Ancient Persian Princess

This mummy was allegedly found after an earthquake near Quettaand, Pakistan. The alleged Persian princess had been put up for sale on the black antiquities market for 600 million Pakistani rupees, the equivalent of US$6 million. On October 19, 2000, Pakistani authorities were alerted. The "sellers" were accused of violating the country's Antiquities Act, a charge which carries a maximum sentence of ten years in prison.

It was started in November 2000, when the international press reported an amazing find: a mummy, which was claimed to be that of an ancient Persian princess, over 2,600 years old. The mummy was encased in a carved stone coffin inside a wooden sarcophagus and was wearing a golden crown and mask. Of course, the Persian princess was immediately hailed as a major archaeological discovery.

The princess was wrapped in ancient Egyptian style. All of the internal organs had been taken out of her body in the same way that the ancient Egyptians mummified their dead. Her cloth-bound body was dressed with golden artifacts, with an inscription on the golden chest plate that read, "I am the daughter of the great King Xerxes, I am Rhodugune." The situation led archaeologists to speculate that she might have been an Egyptian princess married to a Persian prince, or a daughter of Cyrus the Great of the Achaemenid dynasty of Persia. However, mummification had been primarily an Egyptian practice, and mummies had never been found in Persia before.

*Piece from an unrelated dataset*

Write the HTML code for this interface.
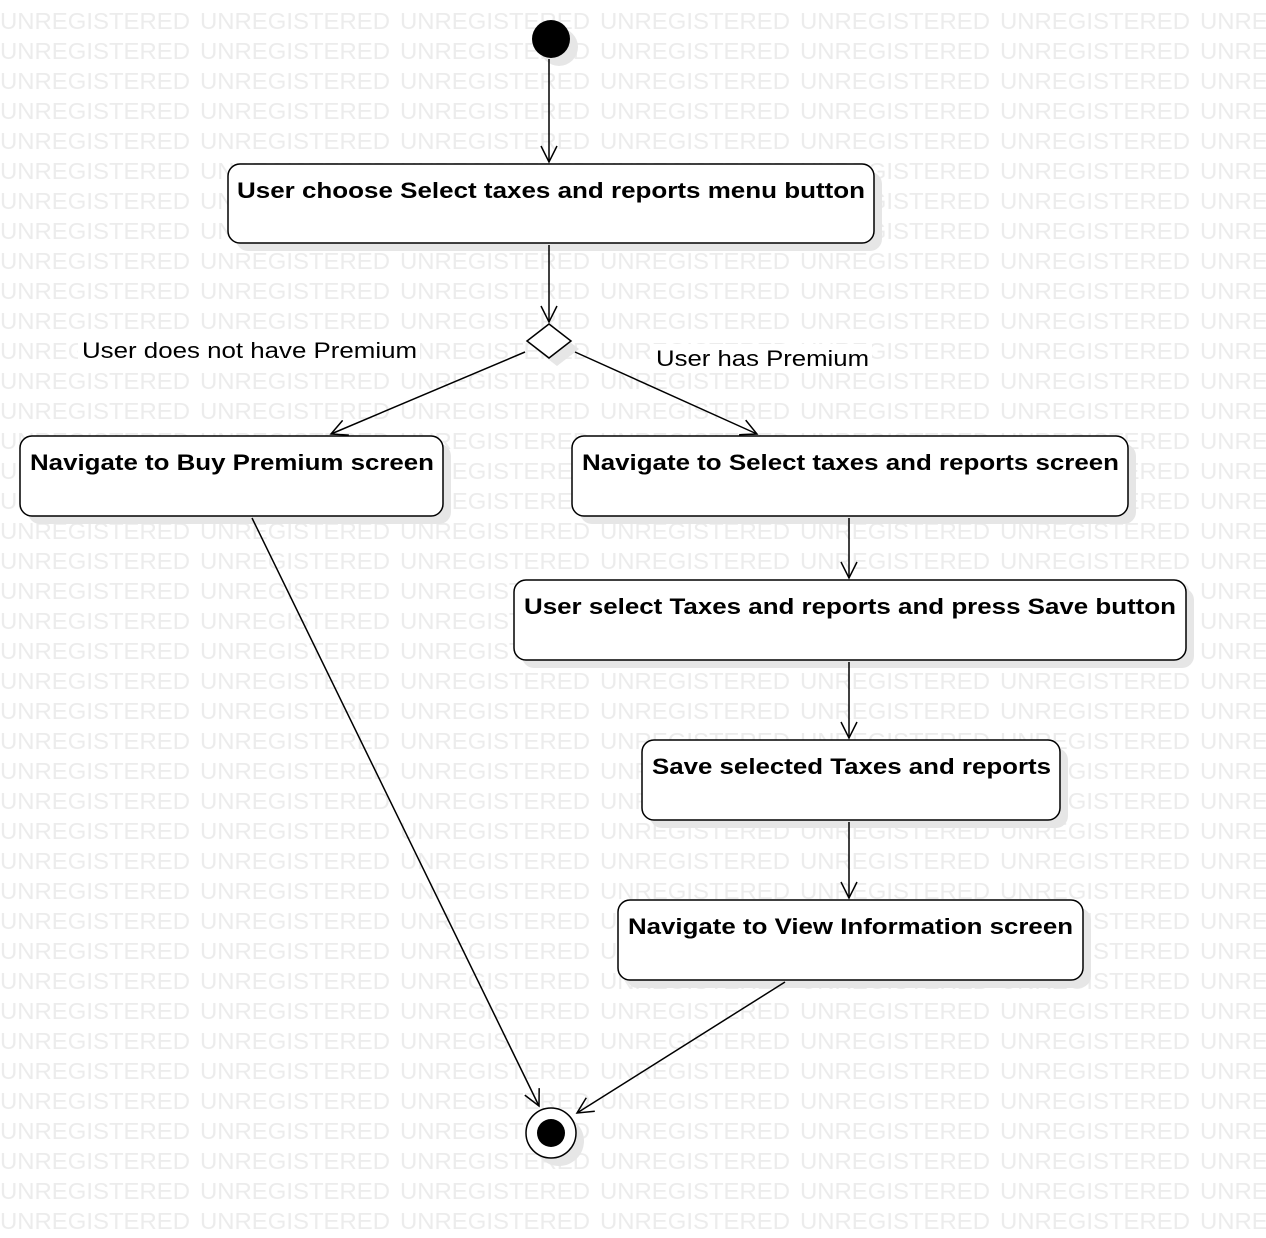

When the curator from the Karachi National Museum, Dr. Asma Ibrahim, began her investigation into the mummy, a different story began to emerge. There were some strange puzzles about this ancient princess. The inscriptions on the mummy's breastplate had some grammatical errors, and there were peculiarities in the way she had been mummified. Several detailed operations common to Egyptian mummification had been omitted. It began to look like the mummy was not the princess she was supposed to be; perhaps she was a more ordinary ancient mummy dressed up to be a Persian princess by forgers trying to increase her value. So, forensic experts all over the globe analyzed the mummy and her magnificent trappings and discovered that she is an elaborate fake.

Sadly, this mummy had an even darker history. Computerized tomography scans and X-ray photographs of the body inside the mummy revealed that this was no ancient corpse but a woman who had died in the recent past, and that her neck was broken. An autopsy confirmed that this young woman may indeed have been murdered to provide a body for the fakers to mummify, a body that they intended to pass off as an ancient mummy for millions of dollars on the international art black market.